If forecasts for 2013 net farm income and cash receipts are accurate, it looks as if the ag equipment business could see its first softening since 2009. In this business, that’s a pretty good run of solid sales years for both dealers and manufacturers.

On the other hand, I haven’t spoken with a dealer or equipment manufacturer in recent weeks who sees the sky falling either. A few have even said they could use a breather and offered that a “bit” of slowdown wouldn’t be all-bad at this point in time.

From what I can see, if a “bit” of a slowdown occurs, dealers should take advantage of it to focus on employee skills and development, especially those of its next generation of managers.

Last week, I spent some time visiting a very successful smaller, but growing, dealership that recently acquired a couple of new stores and is in the process of integrating them into the group. During visits like this, I try to look beyond the quantifiable performance measures that dealers like to read about and get at the culture of the business.
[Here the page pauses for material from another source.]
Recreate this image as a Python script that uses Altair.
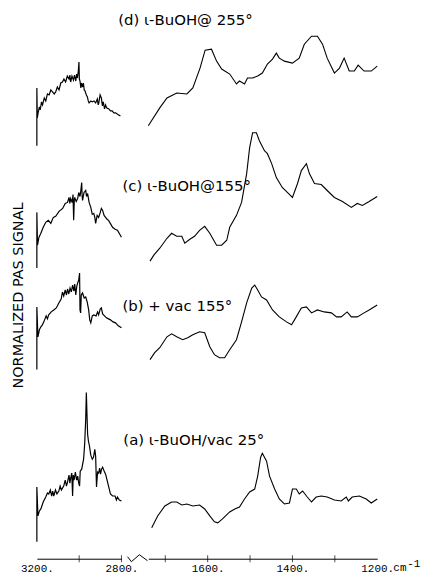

One of the store managers I spent several hours with couldn’t say enough about the “coaching” he’s received during the past few years from the ownership team. “Before we were acquired, I was a salesman and that’s how I viewed this business. During the last year before they bought us, I was kind of thrown into a management position and I’ll be the first to tell you that I really didn’t have much of an idea of what I was doing or what I was supposed to be doing.”

Without prodding he freely admits it’s the coaching he’s received from the other store managers and owners that created the environment that has allowed him to succeed and grow. “The level of professionalism these guys brought to the business is amazing,” he says.

He says they’ve supported him through times when others may have given up on him. “They’ve coached me, but never second guessed my decisions. If I could have done things better or maybe considered another way, we talk about it and keep moving forward.”

As a smaller dealer who doesn’t have the resources of larger dealerships to cover up too many mistakes, I’d say this dealership is demonstrating an enormous amount of vision in preparing its young managers for future growth.

As a top level manager or owner, would your young managers say this about you? Do you give them room to screw up while they’re learning and growing into their new responsibilities?

Or are you too busy to really groom the next generation of managers and leaders and then wonder what’s wrong with the next generation?

The single biggest differentiator that I’ve observed between the many dealerships I’ve visited is the quality of its managers — top and middle.

So, if things do slow up some in 2014, you can sit back and count your sales from last year, or sit down and do a little coaching with your younger staff. I wonder which one will pay bigger dividends down the road?